僕の頭の中に、一週間前の記憶が手繰り寄せられる。


その瞬間、嫌な動悸が、僕を襲う。

何をそんなに怖がっているんだ?

僕は、何が怖い?


「……三日月さんが何かの病気?」


今までの記憶を辿っても、思い当たるフシはいくつかある。

何で、青春の写真を残したいのか。
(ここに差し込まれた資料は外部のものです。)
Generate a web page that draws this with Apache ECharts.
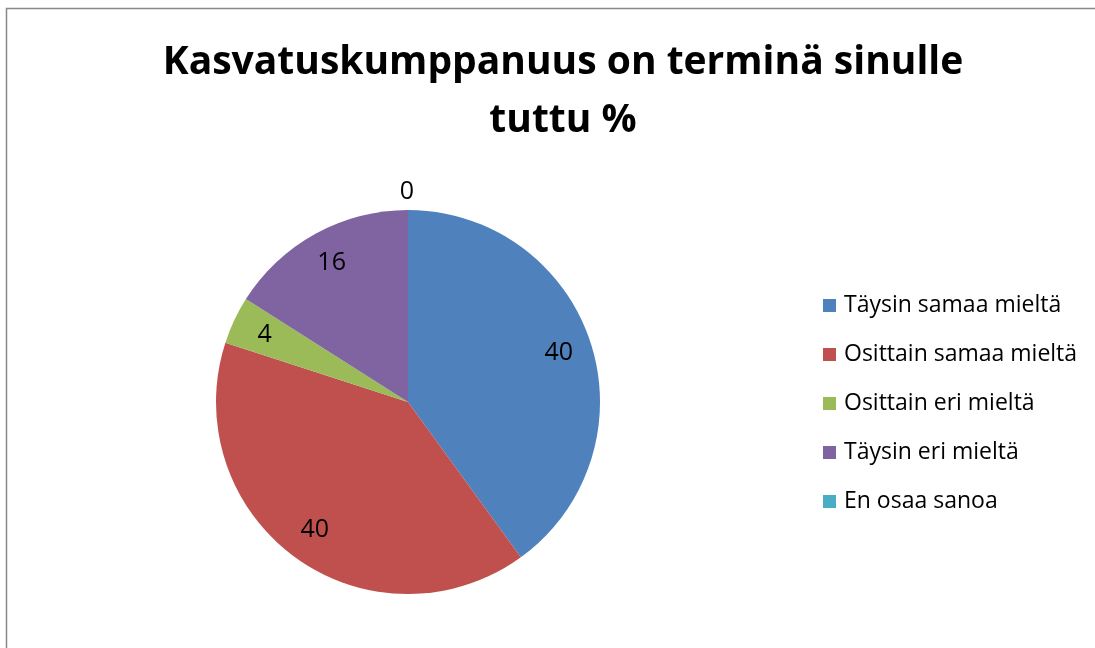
<!DOCTYPE html>
<html>
<head>
<meta charset="utf-8">
<script src="https://cdn.jsdelivr.net/npm/echarts@6/dist/echarts.min.js"></script>
<style>
html,body{margin:0;padding:0;background:#fff;}
#chart{width:1095px;height:648px;}
</style>
</head>
<body>
<div id="chart"></div>
<script>
const titleText = 'Kasvatuskumppanuus on terminä sinulle\ntuttu %';
const categories = ['Täysin samaa mieltä', 'Osittain samaa mieltä', 'Osittain eri mieltä', 'Täysin eri mieltä', 'En osaa sanoa'];
const values = [40, 40, 4, 16, 0];
const colors = ['#4F81BD', '#C0504D', '#9BBB59', '#8064A2', '#4BACC6'];

const FONT = '"Open Sans", "DejaVu Sans", sans-serif';
const cx = 408, cy = 402, R = 192;

const pieData = categories.map((c, i) => ({ name: c, value: values[i], itemStyle: { color: colors[i] } }));
const labelData = categories.map((c, i) => {
  const d = { name: c, value: values[i] };
  if (values[i] === 0) {
    d.label = { position: 'outside', offset: [11, -10] };
    d.labelLine = { show: false, length: 8, length2: 0 };
  }
  return d;
});

const chart = echarts.init(document.getElementById('chart'), null, { renderer: 'canvas' });
chart.setOption({
  animation: false,
  backgroundColor: '#ffffff',
  title: {
    text: titleText,
    left: 558,
    textAlign: 'center',
    top: 29,
    textStyle: { fontFamily: FONT, fontWeight: 'bold', fontSize: 39, lineHeight: 58, color: '#000' }
  },
  legend: {
    orient: 'vertical',
    left: 823,
    top: 294,
    padding: 0,
    itemWidth: 13,
    itemHeight: 13,
    itemGap: 26,
    icon: 'rect',
    data: categories,
    textStyle: { fontFamily: FONT, fontSize: 23, lineHeight: 23, color: '#000', padding: [0, 0, 0, 3] },
    selectedMode: false
  },
  graphic: [{
    type: 'rect',
    shape: { x: 6.5, y: 8.5, width: 1200, height: 1000 },
    style: { fill: null, stroke: '#888888', lineWidth: 1.5 },
    silent: true, z: -10
  }],
  series: [
    {
      type: 'pie',
      center: [cx, cy],
      radius: [0, R],
      startAngle: 90,
      clockwise: true,
      data: pieData,
      label: { show: false },
      labelLine: { show: false },
      itemStyle: { borderWidth: 0 },
      silent: true
    },
    {
      type: 'pie',
      center: [cx, cy],
      radius: [R * 0.62, R],
      startAngle: 90,
      clockwise: true,
      data: labelData,
      itemStyle: { color: 'rgba(0,0,0,0)', borderWidth: 0 },
      label: { show: true, position: 'inside', formatter: '{c}', fontFamily: FONT, fontSize: 25, color: '#000' },
      labelLine: { show: false },
      silent: true,
      z: 5
    }
  ]
});
</script>
</body>
</html>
拒む僕を必死に説得させたのか、四つ葉のクローバーを探すことに必死になったのか。
もしもそれが、終わりある命だからこそ、だとすれば全部辻褄が合う。


だったら──…

信号が青に変わっていたことなど気にせずに、僕は、病院の方へと走った。

「三日月さんっ……!」


緩やかな上り坂を全良疾走して、目の前の女の子に声をかける。

僕の声にピタリと立ち止まるのを確認して、ホッと安堵した僕は、はあはあ、と膝に手をついて息を整えた。


「……向葵…くん?」


おそるおそる僕の名前を呼ぶ声に、聞き覚えがあった。

やっぱり、見間違いじゃなかった。


「三日月さん」


肩で息をしながら顔を上げると「なんで」僕の顔を見て困惑する。


「どうしてここに?」

「あ、えと、それは……」


焦点が定まらない瞳と、歯切れの悪い声。

いつもならそんなことありえないのに、今日の三日月さんは何かを隠しているようでならない。

ただの風邪で休んでいるなら、素直にそう言えばいいのに。どうして言葉を詰まらせるんだろう。
やましいことがあるから、そうとしか考えられなかった。


「もしかしてそれ、薬?」


左手に下げている小さな袋を、僕が尋ねると「う、うん」とぎこちなく答えたあと、ササッと後ろへ隠す。

僕に見られたらまずいものなのだろうか。

僕は、何も聞かない方がいいのだろうか。


今までの僕なら、それ以上相手に踏み込んだりしなかっただろう。

けれど、三日月さんは堂々と土足で僕の心に踏み込んできた。おかまいなしに。

だったら、


「ねぇ、三日月さん。僕に何か隠してることない?」


僕も、踏み込ませてもらうよ。

きみが、僕にしてみせたように。